- _JOB_:
Print exactly the lines from the first one down to the line that contains "imp_ticks = [0, 3, 6, 9, 12, 15]", both included, and skip the pictures.

- _GIVEN INFORMATION_:
::::

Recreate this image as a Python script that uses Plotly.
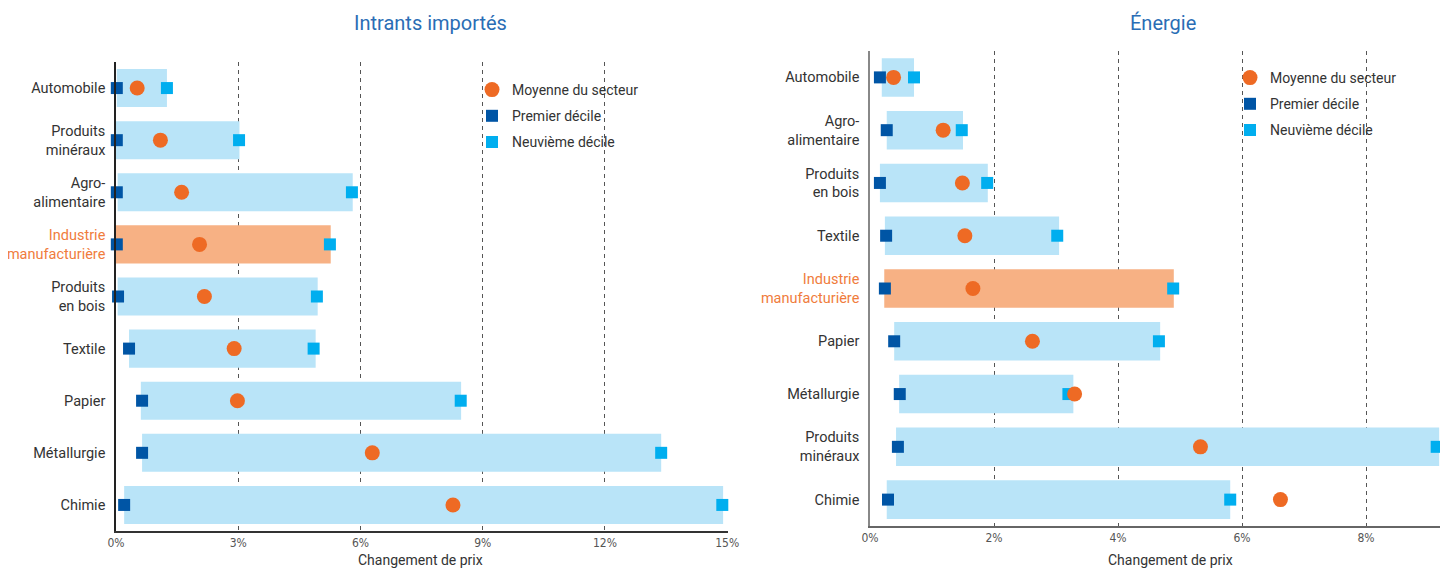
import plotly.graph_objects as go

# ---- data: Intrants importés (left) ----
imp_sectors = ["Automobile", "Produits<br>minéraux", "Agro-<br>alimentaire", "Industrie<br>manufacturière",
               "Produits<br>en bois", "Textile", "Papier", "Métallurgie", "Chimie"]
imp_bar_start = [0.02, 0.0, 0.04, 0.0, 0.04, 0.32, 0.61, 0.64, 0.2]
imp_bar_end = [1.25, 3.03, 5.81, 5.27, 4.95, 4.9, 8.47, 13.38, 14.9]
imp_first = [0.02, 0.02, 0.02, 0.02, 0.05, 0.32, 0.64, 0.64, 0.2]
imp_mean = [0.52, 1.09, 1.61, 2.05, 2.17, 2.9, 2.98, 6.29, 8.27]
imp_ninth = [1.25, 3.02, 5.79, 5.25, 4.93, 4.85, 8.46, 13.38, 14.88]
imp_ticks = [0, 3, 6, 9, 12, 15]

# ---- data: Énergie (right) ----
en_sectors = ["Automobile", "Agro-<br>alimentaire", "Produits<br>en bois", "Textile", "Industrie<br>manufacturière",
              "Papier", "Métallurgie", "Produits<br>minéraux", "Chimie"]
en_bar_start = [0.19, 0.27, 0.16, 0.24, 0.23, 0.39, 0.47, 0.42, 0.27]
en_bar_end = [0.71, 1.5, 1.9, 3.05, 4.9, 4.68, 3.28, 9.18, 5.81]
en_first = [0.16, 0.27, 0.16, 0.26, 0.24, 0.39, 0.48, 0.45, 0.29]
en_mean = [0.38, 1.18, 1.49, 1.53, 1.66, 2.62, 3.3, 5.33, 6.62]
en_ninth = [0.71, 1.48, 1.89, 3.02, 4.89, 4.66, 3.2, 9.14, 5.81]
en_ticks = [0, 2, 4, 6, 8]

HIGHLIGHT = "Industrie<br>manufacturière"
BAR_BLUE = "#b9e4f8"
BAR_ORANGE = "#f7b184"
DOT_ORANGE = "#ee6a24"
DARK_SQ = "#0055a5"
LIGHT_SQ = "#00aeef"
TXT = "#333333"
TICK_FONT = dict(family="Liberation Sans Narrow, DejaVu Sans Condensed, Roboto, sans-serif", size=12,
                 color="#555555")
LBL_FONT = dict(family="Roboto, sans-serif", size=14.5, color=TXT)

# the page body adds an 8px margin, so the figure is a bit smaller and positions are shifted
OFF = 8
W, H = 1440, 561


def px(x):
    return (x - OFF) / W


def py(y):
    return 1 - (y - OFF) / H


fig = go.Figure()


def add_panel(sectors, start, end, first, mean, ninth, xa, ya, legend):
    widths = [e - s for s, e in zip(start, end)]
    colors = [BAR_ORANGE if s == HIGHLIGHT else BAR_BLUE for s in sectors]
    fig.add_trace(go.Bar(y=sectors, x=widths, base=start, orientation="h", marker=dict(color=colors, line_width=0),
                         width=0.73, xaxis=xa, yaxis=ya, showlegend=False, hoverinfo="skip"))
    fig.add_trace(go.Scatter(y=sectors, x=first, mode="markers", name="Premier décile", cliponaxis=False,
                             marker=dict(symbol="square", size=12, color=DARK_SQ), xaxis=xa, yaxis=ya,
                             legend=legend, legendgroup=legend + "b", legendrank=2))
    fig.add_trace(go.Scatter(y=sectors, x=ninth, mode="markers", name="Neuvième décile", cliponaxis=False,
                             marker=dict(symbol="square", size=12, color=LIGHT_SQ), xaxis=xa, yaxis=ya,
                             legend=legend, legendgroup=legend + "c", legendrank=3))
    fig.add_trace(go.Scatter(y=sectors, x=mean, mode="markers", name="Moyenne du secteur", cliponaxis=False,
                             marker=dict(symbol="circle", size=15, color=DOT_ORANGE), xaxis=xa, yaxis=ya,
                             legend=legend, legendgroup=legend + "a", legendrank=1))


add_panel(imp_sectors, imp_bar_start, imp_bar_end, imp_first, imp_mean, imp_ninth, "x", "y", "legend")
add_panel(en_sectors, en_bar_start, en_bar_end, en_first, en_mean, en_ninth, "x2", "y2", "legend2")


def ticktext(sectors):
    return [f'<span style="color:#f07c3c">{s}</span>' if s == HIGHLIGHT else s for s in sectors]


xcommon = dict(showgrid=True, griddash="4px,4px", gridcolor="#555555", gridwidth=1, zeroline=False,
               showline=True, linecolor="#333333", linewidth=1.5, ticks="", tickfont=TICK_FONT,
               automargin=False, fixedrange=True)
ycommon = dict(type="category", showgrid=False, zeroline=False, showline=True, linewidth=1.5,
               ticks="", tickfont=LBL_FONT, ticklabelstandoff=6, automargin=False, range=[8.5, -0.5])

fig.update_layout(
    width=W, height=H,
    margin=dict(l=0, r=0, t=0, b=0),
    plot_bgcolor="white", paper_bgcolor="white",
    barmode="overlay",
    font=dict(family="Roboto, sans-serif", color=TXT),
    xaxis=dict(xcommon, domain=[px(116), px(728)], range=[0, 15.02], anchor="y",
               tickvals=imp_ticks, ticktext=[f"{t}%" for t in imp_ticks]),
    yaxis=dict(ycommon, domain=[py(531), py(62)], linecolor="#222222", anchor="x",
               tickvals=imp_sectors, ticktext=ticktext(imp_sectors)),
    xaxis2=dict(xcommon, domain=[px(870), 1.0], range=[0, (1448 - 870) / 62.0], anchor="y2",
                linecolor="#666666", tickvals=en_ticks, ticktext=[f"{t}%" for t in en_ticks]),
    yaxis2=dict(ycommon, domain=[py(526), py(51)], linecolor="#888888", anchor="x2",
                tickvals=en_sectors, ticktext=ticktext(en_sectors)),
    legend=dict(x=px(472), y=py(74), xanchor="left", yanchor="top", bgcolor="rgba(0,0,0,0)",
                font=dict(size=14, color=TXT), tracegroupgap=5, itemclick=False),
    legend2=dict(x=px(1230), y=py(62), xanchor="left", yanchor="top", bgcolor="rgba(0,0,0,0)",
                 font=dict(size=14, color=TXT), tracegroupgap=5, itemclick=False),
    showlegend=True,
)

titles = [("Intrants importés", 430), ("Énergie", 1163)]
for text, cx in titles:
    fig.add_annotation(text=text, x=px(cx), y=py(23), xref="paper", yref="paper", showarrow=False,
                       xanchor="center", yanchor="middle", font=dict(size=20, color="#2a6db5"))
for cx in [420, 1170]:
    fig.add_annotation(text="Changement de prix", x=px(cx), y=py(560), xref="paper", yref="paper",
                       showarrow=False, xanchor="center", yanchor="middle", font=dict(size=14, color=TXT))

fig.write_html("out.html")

::::

- _TASK ANSWER_:
Recreate this image as a Python script that uses Plotly.
import plotly.graph_objects as go

# ---- data: Intrants importés (left) ----
imp_sectors = ["Automobile", "Produits<br>minéraux", "Agro-<br>alimentaire", "Industrie<br>manufacturière",
               "Produits<br>en bois", "Textile", "Papier", "Métallurgie", "Chimie"]
imp_bar_start = [0.02, 0.0, 0.04, 0.0, 0.04, 0.32, 0.61, 0.64, 0.2]
imp_bar_end = [1.25, 3.03, 5.81, 5.27, 4.95, 4.9, 8.47, 13.38, 14.9]
imp_first = [0.02, 0.02, 0.02, 0.02, 0.05, 0.32, 0.64, 0.64, 0.2]
imp_mean = [0.52, 1.09, 1.61, 2.05, 2.17, 2.9, 2.98, 6.29, 8.27]
imp_ninth = [1.25, 3.02, 5.79, 5.25, 4.93, 4.85, 8.46, 13.38, 14.88]
imp_ticks = [0, 3, 6, 9, 12, 15]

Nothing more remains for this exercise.